[Figure scripts]
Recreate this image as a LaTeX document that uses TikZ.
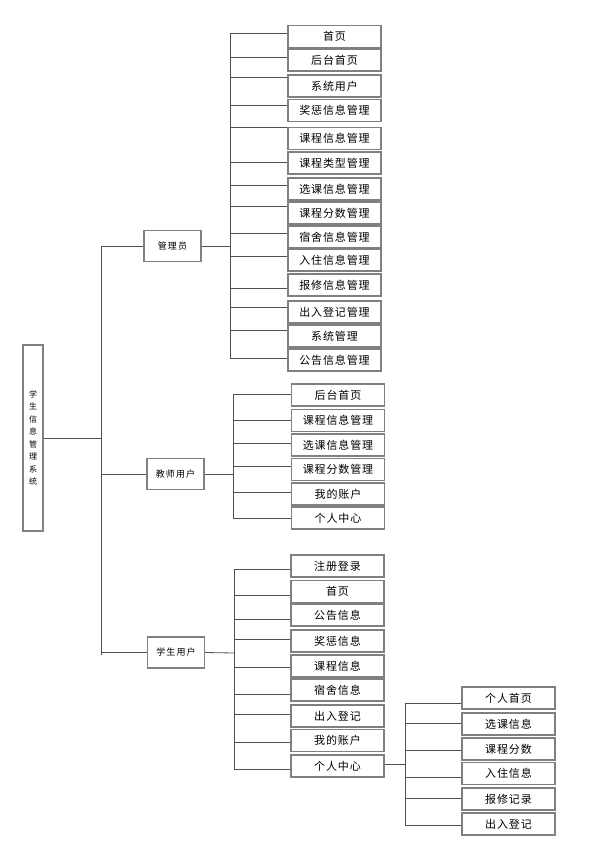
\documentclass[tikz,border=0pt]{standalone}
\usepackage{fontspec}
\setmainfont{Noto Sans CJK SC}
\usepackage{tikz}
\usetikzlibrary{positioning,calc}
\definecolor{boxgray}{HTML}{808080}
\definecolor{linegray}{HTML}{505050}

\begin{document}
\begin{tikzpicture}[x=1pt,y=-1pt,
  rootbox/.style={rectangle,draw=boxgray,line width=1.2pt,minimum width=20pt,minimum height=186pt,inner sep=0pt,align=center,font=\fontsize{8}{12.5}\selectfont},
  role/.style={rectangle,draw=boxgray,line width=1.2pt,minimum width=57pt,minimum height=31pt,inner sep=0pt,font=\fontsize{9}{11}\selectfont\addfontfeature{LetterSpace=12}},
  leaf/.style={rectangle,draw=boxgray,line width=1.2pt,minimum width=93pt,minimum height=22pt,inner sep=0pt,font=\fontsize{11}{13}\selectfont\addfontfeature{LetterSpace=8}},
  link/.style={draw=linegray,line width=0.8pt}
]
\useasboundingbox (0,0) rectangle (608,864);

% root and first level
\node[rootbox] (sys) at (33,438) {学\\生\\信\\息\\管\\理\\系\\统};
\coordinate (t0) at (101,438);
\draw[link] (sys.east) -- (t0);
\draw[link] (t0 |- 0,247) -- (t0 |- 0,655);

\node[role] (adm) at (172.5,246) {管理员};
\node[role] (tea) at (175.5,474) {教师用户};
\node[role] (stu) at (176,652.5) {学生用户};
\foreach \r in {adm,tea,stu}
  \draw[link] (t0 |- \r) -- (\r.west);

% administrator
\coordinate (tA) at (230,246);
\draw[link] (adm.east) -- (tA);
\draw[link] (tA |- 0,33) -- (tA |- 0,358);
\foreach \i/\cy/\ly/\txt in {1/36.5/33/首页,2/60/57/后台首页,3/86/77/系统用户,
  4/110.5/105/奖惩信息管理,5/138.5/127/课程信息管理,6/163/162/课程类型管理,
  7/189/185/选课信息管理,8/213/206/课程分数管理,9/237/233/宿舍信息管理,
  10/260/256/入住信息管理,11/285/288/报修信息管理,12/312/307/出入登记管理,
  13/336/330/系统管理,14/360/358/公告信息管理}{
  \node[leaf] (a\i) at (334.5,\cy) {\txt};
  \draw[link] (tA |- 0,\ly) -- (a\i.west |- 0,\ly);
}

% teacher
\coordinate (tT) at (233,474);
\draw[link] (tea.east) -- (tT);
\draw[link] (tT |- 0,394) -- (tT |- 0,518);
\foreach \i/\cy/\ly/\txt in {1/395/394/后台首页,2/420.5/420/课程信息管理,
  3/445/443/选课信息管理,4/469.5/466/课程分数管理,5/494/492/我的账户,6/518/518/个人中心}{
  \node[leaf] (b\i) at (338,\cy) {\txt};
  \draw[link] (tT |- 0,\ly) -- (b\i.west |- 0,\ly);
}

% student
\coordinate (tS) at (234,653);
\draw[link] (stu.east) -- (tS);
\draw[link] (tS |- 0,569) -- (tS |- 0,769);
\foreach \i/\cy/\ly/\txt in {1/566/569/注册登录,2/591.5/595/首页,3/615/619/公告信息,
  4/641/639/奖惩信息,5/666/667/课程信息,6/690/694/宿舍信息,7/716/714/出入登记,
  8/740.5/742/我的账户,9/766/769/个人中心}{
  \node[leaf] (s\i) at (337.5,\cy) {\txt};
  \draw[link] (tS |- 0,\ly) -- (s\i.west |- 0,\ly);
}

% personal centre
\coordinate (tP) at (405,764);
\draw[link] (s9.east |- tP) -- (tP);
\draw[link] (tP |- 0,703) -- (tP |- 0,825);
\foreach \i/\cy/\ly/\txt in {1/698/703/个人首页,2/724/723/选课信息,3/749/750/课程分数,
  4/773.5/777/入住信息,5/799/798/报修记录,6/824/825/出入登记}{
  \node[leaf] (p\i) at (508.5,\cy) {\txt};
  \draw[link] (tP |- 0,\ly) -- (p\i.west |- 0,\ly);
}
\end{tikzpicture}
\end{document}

---

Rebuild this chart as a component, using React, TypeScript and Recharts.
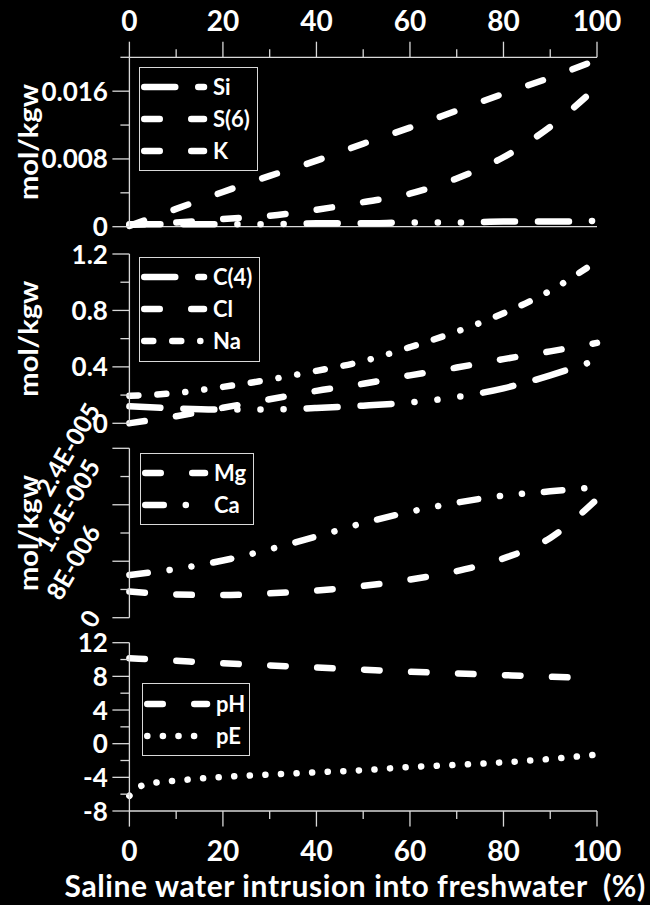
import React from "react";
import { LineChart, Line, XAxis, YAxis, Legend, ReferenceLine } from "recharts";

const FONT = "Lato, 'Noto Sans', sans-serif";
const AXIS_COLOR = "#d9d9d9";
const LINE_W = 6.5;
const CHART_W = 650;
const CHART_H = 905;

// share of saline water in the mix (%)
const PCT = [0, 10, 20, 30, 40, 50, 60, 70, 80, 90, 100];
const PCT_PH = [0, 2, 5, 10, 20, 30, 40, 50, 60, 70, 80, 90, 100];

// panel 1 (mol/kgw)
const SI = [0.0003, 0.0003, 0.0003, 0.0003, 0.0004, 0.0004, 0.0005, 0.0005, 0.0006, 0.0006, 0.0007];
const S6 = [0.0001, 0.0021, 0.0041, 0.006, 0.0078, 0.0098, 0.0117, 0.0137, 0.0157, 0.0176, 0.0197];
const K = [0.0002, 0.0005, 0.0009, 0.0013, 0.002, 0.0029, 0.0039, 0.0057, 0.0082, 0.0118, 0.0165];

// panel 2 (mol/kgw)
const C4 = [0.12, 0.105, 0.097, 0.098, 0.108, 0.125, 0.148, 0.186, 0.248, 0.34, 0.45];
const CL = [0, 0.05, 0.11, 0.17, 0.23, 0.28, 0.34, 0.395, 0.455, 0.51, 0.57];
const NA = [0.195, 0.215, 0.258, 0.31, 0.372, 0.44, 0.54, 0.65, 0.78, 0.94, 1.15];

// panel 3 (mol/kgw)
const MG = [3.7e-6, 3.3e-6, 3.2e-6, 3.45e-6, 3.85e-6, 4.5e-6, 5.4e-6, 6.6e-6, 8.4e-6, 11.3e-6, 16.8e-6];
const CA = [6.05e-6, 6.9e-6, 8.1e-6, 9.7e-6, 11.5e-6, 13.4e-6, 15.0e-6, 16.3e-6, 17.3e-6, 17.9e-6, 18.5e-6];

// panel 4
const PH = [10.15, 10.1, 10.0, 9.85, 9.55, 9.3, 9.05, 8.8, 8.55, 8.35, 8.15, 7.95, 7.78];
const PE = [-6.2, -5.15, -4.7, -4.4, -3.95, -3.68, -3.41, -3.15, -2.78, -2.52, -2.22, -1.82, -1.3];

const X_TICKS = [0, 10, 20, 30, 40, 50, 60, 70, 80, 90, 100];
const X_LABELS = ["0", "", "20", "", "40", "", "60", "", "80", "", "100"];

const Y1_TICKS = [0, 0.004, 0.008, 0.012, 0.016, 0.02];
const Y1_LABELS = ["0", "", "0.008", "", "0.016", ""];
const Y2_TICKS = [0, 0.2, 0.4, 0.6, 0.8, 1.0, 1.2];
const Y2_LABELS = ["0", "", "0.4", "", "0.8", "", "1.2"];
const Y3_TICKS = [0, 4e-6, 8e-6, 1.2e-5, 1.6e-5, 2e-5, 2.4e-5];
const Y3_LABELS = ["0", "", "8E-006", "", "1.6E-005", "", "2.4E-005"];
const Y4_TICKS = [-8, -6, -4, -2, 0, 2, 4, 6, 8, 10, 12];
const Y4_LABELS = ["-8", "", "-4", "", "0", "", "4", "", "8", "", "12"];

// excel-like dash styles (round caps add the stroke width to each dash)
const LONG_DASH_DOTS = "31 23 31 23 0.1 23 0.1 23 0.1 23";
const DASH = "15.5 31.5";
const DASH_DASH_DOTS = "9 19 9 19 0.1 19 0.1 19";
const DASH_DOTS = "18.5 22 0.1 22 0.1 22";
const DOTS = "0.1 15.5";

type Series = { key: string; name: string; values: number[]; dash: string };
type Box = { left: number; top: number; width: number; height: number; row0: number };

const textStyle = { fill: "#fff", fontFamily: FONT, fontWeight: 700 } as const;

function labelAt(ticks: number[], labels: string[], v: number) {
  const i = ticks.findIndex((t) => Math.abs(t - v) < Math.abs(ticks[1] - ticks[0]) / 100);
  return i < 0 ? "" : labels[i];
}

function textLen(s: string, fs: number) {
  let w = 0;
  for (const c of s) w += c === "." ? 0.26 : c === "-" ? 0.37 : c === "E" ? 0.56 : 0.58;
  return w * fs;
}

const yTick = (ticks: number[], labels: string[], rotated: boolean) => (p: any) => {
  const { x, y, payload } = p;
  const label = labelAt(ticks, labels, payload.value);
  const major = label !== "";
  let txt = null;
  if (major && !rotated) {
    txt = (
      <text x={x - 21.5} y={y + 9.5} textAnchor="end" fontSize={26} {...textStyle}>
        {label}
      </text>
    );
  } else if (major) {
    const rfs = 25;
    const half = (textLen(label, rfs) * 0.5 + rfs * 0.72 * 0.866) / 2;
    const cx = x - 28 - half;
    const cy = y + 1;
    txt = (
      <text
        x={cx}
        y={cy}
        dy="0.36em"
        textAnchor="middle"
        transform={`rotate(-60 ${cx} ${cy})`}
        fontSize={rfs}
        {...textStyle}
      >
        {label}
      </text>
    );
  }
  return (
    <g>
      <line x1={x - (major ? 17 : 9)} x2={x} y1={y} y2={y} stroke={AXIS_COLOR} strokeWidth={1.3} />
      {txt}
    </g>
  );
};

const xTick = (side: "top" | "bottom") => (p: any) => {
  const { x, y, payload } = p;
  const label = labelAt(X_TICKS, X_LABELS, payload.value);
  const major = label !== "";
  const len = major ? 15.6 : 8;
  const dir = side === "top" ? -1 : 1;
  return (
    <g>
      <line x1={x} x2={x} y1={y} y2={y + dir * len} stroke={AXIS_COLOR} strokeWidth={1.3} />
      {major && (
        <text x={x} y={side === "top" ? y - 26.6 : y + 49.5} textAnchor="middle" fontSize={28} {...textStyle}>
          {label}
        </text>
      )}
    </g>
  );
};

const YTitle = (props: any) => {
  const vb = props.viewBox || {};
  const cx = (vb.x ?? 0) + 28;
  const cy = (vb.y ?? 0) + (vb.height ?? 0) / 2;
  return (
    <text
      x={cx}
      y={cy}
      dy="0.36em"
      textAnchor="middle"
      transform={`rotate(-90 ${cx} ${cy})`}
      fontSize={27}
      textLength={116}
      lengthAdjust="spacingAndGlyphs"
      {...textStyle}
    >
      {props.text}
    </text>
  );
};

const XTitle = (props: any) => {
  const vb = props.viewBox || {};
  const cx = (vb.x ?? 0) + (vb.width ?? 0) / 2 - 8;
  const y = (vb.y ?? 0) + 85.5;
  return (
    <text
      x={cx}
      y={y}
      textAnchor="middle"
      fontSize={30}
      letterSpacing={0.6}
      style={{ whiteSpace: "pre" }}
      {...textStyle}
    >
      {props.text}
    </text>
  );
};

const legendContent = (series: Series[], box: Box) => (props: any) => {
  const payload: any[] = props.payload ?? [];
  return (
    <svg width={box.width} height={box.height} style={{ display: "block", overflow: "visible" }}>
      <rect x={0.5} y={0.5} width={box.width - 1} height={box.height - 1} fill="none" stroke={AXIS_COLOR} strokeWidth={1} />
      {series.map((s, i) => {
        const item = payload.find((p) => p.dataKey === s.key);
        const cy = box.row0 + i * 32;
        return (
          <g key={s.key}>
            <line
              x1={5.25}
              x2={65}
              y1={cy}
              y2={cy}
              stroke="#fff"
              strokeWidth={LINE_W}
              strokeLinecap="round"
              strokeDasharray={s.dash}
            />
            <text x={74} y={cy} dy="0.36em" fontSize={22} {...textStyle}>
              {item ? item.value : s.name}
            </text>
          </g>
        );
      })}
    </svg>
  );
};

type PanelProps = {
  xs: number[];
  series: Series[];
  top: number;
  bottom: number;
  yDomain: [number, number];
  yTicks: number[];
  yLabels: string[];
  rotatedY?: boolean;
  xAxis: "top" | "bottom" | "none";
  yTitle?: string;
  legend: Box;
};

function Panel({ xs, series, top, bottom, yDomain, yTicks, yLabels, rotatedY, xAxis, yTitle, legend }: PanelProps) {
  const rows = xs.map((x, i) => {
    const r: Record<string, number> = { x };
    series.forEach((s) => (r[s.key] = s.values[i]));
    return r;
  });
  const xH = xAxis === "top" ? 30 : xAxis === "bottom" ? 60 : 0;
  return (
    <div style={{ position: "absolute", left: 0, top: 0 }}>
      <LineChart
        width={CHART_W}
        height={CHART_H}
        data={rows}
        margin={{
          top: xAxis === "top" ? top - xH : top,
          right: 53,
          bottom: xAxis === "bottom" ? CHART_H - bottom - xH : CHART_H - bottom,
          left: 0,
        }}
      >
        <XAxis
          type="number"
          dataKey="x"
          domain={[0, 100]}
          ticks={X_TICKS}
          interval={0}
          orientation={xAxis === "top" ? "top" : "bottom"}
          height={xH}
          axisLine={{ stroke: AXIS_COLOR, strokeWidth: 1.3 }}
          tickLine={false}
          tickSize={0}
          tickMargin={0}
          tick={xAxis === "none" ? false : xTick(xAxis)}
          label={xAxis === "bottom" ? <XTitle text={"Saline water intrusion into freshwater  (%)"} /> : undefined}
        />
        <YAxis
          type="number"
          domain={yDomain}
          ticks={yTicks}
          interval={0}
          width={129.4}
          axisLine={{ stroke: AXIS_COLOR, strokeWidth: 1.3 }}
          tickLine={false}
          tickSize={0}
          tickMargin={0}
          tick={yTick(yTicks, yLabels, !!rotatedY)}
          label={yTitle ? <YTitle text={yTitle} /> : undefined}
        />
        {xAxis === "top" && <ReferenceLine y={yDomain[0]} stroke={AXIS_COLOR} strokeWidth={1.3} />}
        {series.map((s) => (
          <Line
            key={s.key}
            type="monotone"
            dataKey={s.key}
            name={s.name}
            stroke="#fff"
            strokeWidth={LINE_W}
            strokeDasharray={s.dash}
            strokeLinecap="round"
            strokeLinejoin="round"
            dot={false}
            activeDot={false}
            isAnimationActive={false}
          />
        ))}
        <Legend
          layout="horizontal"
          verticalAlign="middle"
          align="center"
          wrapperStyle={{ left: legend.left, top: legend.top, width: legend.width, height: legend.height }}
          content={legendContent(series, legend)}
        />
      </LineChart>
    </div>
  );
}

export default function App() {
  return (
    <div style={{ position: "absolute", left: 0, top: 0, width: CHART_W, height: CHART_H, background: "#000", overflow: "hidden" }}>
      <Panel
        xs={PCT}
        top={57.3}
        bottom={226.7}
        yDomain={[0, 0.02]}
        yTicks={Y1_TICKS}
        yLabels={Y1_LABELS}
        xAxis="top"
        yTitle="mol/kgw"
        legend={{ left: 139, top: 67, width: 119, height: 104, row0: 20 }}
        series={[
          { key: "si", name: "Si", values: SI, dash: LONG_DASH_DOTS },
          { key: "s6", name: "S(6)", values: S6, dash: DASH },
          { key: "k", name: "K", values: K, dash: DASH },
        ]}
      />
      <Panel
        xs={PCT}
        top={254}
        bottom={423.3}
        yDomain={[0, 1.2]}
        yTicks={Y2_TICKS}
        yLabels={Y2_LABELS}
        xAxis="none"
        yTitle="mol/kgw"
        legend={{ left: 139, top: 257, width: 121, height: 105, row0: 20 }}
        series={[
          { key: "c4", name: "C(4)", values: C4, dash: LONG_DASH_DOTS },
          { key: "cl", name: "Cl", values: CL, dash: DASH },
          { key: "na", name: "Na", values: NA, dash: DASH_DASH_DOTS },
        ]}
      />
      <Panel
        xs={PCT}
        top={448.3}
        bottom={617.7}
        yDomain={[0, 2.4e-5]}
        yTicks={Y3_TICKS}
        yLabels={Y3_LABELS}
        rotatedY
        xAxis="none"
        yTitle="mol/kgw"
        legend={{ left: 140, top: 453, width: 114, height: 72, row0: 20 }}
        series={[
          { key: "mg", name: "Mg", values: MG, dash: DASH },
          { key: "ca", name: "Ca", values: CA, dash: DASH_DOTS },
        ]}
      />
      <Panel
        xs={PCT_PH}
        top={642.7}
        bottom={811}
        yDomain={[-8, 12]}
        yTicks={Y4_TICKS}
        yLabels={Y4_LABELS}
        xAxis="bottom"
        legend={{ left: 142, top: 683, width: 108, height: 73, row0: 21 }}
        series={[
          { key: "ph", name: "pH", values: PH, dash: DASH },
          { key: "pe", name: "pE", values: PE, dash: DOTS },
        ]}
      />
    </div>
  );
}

* * *

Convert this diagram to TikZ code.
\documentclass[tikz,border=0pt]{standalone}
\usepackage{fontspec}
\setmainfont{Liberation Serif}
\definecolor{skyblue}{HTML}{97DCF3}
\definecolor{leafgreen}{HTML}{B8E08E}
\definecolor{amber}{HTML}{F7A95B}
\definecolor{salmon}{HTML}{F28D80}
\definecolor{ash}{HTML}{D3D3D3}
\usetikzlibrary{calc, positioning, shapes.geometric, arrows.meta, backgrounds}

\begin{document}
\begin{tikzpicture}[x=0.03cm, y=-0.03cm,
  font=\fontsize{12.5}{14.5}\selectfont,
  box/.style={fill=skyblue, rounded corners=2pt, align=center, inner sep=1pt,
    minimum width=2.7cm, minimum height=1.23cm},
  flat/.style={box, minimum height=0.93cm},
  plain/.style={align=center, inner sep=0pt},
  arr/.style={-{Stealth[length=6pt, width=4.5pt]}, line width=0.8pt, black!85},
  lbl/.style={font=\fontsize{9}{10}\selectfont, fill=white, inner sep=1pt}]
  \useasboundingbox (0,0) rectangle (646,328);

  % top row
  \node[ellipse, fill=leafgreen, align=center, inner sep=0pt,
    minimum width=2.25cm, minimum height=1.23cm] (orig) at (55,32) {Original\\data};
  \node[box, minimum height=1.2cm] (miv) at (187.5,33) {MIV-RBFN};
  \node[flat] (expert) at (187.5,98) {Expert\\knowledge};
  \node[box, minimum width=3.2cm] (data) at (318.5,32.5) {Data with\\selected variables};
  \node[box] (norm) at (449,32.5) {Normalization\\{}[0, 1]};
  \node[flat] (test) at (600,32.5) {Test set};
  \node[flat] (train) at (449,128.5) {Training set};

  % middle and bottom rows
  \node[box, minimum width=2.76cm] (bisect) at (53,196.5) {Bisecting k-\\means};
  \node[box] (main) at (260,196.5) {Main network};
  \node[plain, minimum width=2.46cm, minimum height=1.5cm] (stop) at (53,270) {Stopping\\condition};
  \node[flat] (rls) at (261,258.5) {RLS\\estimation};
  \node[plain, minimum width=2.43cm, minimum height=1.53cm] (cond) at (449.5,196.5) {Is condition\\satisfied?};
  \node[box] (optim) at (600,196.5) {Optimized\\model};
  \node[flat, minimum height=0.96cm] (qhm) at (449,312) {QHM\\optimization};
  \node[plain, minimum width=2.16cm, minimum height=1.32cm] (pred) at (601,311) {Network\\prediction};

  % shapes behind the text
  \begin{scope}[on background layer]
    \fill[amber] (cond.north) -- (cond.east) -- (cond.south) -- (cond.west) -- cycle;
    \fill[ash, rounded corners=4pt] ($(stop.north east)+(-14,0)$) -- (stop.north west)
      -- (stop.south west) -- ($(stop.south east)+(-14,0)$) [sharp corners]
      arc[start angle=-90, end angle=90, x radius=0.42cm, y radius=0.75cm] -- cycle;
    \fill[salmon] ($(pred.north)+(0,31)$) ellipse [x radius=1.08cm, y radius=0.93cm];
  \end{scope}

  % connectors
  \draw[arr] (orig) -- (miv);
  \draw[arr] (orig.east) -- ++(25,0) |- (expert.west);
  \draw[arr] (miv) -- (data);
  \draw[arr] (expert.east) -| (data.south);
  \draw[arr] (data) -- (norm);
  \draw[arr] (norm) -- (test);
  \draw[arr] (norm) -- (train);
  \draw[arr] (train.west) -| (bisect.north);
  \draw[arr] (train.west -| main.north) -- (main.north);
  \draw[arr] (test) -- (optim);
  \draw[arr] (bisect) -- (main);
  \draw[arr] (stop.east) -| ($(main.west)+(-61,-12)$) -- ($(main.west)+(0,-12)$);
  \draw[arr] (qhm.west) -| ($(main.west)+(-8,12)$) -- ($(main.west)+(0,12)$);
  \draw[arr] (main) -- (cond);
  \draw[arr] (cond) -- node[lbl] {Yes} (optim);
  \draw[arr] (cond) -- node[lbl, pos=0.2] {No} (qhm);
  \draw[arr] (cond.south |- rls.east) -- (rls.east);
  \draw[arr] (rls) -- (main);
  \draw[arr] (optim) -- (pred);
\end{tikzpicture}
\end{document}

• What to produce: The lines to print start at the line containing "Rebuild this chart" and end at the line containing "const CHART_H = 905;"; print them exactly, both ends included, and leave out every picture.

• Solution to the exercise:
Rebuild this chart as a component, using React, TypeScript and Recharts.
import React from "react";
import { LineChart, Line, XAxis, YAxis, Legend, ReferenceLine } from "recharts";

const FONT = "Lato, 'Noto Sans', sans-serif";
const AXIS_COLOR = "#d9d9d9";
const LINE_W = 6.5;
const CHART_W = 650;
const CHART_H = 905;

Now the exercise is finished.